In the material below, identify each line bearing the word "drawn". Reproduce those lines.

===== Supplied material =====

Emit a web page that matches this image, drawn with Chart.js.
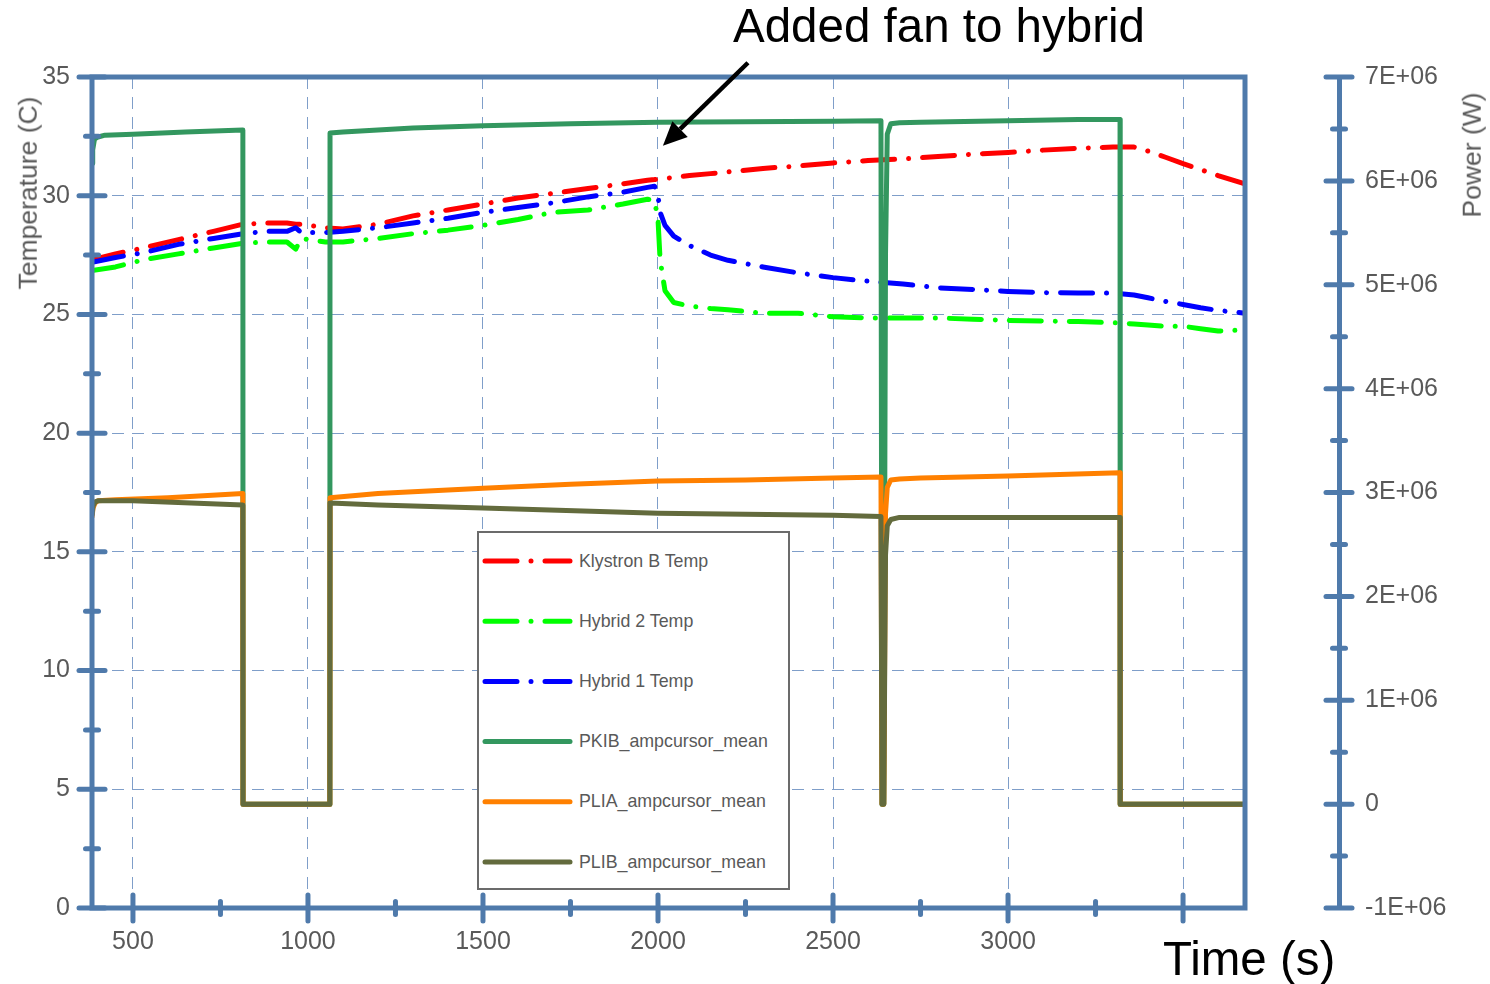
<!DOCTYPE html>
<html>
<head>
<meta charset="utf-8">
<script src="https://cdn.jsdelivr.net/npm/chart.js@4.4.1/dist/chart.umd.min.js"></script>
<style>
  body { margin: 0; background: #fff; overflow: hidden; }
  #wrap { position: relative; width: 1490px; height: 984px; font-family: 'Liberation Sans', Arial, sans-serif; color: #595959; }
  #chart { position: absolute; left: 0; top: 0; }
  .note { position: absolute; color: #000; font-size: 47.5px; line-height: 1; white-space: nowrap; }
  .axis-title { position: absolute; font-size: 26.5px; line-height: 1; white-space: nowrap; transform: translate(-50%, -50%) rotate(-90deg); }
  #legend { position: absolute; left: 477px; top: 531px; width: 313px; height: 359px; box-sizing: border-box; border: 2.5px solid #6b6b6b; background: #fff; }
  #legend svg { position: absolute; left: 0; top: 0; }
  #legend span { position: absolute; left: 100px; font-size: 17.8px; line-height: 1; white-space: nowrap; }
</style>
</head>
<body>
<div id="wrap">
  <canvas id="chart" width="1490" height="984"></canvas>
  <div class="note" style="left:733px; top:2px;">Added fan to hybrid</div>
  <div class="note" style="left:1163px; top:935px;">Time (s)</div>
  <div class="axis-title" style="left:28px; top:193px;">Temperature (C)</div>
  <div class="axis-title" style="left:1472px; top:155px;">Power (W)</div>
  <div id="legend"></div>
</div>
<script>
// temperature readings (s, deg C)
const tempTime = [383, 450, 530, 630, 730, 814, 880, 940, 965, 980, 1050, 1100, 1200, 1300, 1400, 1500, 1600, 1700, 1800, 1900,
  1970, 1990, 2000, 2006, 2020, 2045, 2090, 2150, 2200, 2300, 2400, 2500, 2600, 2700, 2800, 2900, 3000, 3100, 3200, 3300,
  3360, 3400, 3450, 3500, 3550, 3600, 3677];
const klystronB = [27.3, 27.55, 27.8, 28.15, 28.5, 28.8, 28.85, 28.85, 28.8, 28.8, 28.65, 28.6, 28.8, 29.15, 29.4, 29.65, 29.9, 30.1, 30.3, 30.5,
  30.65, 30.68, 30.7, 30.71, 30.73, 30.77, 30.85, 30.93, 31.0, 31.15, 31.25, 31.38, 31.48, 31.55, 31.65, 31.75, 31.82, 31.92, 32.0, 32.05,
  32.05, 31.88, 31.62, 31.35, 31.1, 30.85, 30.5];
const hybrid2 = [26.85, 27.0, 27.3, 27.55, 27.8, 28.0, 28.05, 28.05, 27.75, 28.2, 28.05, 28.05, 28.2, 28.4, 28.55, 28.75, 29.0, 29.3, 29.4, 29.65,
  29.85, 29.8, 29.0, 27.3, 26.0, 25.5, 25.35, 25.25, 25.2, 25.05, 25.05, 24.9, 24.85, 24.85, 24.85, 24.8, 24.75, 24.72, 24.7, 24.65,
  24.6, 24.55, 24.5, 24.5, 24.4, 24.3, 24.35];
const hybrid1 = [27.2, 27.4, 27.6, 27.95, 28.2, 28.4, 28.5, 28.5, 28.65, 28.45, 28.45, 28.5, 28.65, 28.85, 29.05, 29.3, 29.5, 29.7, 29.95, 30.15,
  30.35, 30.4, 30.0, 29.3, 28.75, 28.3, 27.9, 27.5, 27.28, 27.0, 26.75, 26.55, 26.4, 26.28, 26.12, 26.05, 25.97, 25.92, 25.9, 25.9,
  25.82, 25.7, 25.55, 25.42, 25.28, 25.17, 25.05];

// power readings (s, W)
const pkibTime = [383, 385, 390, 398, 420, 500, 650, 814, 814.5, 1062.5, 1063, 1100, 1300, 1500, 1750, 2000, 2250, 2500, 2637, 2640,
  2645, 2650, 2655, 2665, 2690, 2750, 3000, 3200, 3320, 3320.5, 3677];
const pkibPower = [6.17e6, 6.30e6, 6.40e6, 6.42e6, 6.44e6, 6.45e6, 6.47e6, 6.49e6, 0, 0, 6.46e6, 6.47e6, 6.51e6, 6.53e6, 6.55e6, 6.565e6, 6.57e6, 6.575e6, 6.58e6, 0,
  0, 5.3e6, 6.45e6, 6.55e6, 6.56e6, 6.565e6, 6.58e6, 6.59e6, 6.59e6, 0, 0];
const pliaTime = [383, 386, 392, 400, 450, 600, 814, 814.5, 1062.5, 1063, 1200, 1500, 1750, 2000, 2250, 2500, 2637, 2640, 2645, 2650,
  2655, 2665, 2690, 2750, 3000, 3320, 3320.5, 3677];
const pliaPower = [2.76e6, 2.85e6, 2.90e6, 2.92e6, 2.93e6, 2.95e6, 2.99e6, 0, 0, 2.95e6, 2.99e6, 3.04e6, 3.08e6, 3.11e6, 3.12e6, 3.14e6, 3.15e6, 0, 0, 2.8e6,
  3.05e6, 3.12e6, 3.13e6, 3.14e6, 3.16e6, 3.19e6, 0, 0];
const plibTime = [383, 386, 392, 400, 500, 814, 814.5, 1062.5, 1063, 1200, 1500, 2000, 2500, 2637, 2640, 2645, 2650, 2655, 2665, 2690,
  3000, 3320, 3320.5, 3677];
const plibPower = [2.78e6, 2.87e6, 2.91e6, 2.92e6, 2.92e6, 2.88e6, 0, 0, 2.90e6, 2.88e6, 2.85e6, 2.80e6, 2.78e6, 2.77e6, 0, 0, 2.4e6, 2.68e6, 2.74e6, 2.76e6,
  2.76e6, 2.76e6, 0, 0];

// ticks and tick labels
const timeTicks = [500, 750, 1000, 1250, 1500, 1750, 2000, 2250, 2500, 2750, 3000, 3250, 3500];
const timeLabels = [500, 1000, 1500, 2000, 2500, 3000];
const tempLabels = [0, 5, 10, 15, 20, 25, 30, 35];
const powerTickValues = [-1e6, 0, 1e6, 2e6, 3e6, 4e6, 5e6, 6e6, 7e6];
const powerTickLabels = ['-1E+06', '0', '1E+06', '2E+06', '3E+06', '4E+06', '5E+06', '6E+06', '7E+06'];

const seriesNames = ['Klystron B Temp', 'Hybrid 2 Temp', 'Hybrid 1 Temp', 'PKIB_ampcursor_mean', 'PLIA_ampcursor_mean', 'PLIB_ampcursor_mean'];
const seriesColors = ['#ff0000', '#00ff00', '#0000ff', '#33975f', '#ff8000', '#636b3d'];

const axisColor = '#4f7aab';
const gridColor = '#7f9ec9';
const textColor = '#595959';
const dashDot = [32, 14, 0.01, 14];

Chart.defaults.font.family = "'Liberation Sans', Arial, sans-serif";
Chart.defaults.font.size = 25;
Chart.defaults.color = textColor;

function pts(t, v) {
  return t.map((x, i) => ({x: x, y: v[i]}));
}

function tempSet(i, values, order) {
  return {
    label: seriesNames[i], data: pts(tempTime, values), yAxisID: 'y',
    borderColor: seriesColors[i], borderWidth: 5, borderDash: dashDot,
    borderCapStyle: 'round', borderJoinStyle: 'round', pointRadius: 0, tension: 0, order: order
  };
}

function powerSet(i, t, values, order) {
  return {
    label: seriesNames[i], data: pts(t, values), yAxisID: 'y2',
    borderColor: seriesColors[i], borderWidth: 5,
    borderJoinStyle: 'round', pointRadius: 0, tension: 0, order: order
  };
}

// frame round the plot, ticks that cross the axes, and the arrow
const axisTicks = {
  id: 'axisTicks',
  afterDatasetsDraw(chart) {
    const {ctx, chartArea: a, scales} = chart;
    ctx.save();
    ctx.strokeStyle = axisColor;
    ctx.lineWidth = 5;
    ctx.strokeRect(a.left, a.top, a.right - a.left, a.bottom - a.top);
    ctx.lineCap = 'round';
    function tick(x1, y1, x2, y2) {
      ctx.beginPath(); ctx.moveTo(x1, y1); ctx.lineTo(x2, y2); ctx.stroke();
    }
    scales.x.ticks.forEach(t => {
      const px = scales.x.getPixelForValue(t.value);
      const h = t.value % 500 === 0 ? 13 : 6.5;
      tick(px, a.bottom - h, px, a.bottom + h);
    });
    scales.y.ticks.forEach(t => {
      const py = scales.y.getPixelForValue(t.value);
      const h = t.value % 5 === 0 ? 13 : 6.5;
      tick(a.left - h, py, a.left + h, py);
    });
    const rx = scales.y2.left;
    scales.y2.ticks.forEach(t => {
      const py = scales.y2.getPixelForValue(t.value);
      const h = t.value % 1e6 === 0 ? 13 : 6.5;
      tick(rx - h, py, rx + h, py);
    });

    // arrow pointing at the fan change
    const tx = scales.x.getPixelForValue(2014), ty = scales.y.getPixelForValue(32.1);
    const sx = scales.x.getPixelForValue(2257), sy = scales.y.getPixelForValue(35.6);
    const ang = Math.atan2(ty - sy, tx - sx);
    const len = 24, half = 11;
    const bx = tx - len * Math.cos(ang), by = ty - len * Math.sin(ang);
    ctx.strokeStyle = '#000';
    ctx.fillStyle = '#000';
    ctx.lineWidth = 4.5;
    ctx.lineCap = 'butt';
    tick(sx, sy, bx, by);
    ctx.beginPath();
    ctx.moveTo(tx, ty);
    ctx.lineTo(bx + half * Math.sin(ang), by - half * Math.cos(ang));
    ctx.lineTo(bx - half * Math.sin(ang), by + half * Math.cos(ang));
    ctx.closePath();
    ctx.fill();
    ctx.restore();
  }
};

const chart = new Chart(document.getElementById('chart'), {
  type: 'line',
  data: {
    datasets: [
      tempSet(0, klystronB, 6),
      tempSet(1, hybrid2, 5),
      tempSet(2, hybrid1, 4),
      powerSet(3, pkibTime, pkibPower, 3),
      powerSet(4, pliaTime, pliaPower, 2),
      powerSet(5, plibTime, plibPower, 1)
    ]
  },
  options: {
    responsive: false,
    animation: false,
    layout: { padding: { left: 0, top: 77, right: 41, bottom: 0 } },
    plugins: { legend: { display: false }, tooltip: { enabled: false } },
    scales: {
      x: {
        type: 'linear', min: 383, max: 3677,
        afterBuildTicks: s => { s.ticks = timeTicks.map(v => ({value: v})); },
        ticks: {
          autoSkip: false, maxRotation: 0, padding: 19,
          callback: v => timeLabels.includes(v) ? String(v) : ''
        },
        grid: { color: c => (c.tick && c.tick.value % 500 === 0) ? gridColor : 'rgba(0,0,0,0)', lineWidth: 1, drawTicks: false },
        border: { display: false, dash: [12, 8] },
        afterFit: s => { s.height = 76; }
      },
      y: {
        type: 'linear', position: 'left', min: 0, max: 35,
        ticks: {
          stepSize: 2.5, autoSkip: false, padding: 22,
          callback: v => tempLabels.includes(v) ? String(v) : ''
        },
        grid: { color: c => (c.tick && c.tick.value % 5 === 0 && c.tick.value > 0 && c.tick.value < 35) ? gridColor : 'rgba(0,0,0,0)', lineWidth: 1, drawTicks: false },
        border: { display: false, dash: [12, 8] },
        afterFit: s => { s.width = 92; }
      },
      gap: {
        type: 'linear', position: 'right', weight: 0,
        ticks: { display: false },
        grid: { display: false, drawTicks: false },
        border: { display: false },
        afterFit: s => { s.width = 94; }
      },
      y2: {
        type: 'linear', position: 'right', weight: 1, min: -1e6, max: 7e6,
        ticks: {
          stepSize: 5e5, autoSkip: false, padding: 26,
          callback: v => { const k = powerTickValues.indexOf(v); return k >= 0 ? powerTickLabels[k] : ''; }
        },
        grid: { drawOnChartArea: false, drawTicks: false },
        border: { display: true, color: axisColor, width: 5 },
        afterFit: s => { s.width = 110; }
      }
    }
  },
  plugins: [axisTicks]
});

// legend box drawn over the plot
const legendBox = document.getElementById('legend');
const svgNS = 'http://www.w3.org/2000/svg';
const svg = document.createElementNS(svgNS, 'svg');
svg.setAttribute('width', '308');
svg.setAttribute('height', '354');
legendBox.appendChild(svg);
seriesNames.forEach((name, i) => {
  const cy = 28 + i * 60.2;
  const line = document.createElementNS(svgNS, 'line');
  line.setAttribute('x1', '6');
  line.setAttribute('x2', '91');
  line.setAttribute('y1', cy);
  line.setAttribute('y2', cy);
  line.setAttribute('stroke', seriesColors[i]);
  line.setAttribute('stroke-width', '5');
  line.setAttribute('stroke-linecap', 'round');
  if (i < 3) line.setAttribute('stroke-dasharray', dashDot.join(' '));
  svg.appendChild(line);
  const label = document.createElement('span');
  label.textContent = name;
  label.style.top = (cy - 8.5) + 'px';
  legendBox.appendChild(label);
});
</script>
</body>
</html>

=====

Output of the task >>
Emit a web page that matches this image, drawn with Chart.js.
// legend box drawn over the plot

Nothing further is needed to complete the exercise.